Cette perversion de la définition d'une entité clinique (" s'il n'y a pas la mutation ce n'est pas la maladie… ") a des conséquences négatives lorsque la recherche de la mutation est difficile. On ne trouve pas toujours d'anomalies moléculaires dans les régions testées. La mutation peut se situer juste à côté de la région explorée. Les malades de disposent pas de diagnostic et, de ce fait, ils subissent des explorations inutiles. Ils éprouvent un sentiment d'incertitude, difficile à vivre, pensant que la connaissance de l'anomalie moléculaire ne peut que leur être utile. Ce n'est pourtant pas toujours le cas. La révélation de l'anomalie peut être perçue comme une condamnation.
La confirmation du diagnostic clinique par l'analyse moléculaire est souvent mal perçue par les malades Ils y voient comme la signature d'une tâche irréversible, la preuve qu'une mauvaise fée s'est penchée sur le berceau.
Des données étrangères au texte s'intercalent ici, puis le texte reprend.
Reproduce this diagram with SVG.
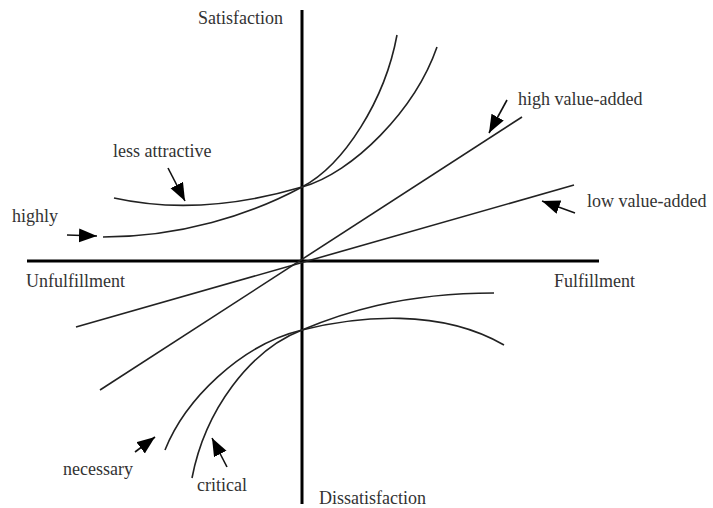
<svg xmlns="http://www.w3.org/2000/svg" width="713" height="508" viewBox="0 0 713 508">
<style>
text{font-family:"Liberation Serif","Times New Roman",serif;font-size:18px;fill:#333}
.axis{stroke:#000;stroke-width:3;fill:none}
.curve{stroke:#222;stroke-width:1.6;fill:none}
.arr{stroke:#111;stroke-width:1.6;fill:none;marker-end:url(#ah)}
</style>
<defs>
<marker id="ah" markerWidth="20" markerHeight="16" refX="18" refY="7" orient="auto" markerUnits="userSpaceOnUse">
<path d="M0,0 L18,7 L0,14 z" fill="#000"/>
</marker>
</defs>
<rect width="713" height="508" fill="#fff"/>
<g id="axes">
<line class="axis" x1="302" y1="10" x2="302" y2="504"/>
<line class="axis" x1="27" y1="261" x2="599" y2="261"/>
</g>
<g id="curves">
<path id="less-attractive-curve" class="curve" d="M114,198 Q200,217 302,187 C353,173 415,110 437,47"/>
<path id="highly-curve" class="curve" d="M103,237 C180,237 250,215 302,187 C344,165 385,100 397,35"/>
<line id="high-value-line" class="curve" x1="100" y1="390" x2="522" y2="117"/>
<line id="low-value-line" class="curve" x1="76" y1="327" x2="574" y2="185"/>
<path id="necessary-curve" class="curve" d="M165,450 C185,400 240,345 302,330 C358,316 440,308 504,345"/>
<path id="critical-curve" class="curve" d="M192,478 C205,410 250,350 302,330 C340,314 400,293 494,293"/>
</g>
<g id="connectors">
<line class="arr" x1="67" y1="235" x2="97" y2="236"/>
<line class="arr" x1="168" y1="168" x2="185" y2="201"/>
<line class="arr" x1="507" y1="100" x2="489" y2="133"/>
<line class="arr" x1="575" y1="213" x2="542" y2="201"/>
<line class="arr" x1="135" y1="452" x2="155" y2="437"/>
<line class="arr" x1="227" y1="467" x2="212" y2="438"/>
</g>
<g id="labels">
<text id="satisfaction" x="198" y="24">Satisfaction</text>
<text id="dissatisfaction" x="319" y="504">Dissatisfaction</text>
<text id="unfulfillment" x="26" y="287">Unfulfillment</text>
<text id="fulfillment" x="554" y="287">Fulfillment</text>
<text id="less-attractive" x="113" y="157">less attractive</text>
<text id="highly" x="12" y="222">highly</text>
<text id="high-value-added" x="518" y="105">high value-added</text>
<text id="low-value-added" x="587" y="207">low value-added</text>
<text id="necessary" x="63" y="475">necessary</text>
<text id="critical" x="197" y="491">critical</text>
</g>
</svg>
Parce qu'il n'est pas modifiable, notre héritage génétique est associé à l'idée d'irréversibilité et donc de déterminisme. Lorsque l'héritage génétique remplace l'image du destin fixé à la naissance, les tests génétiques deviennent les équivalents de la divination et prennent de ce fait un caractère magique. Le nombre de marqueurs génétiques de prédisposition aux maladies augmente rapidement. Ces marqueurs sont promis à un bel avenir, même si en pratique leur mauvaise est à l'origine de pathologie induite qui ne peut qu'être source de confusion et d'anxiété.
En réalité, ce n'est pas la mutation qui rend malade mais ses conséquences qui peuvent être sensibles à une prévention ou à un traitement. Le cas de la phénylcétonurie est un exemple classique de maladie génétique dont on ne peut corriger les mutations, tout en disposant des moyens d'en prévenir les conséquences.
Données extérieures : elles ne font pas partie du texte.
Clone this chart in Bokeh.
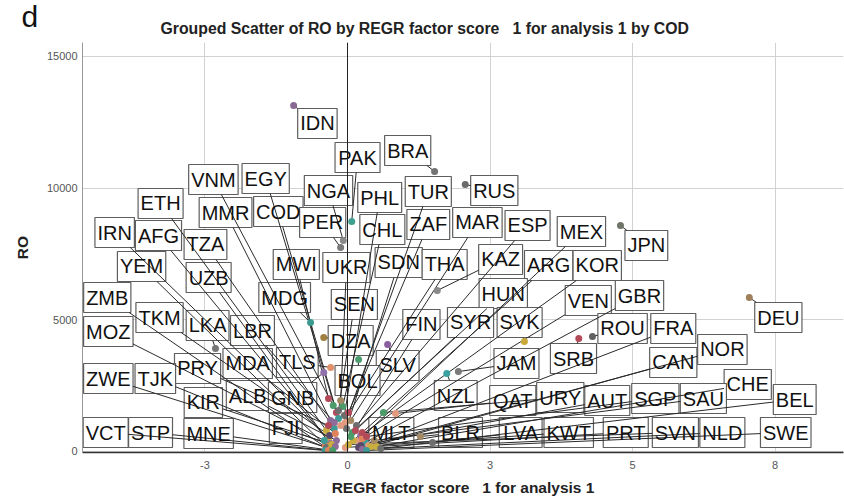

Les plus fréquentes des affections génétiques (comme le diabète de type 2, touchant 7 % de la population) résultent des conséquences d'un mode de vie sur un terrain génétique (par exemple : alimentation et exercice).
Nos gènes ne dépendent pas de nous. Ils sont constitutifs de notre nature. Toutefois, les choix que nous pouvons faire relèvent de nos responsabilités.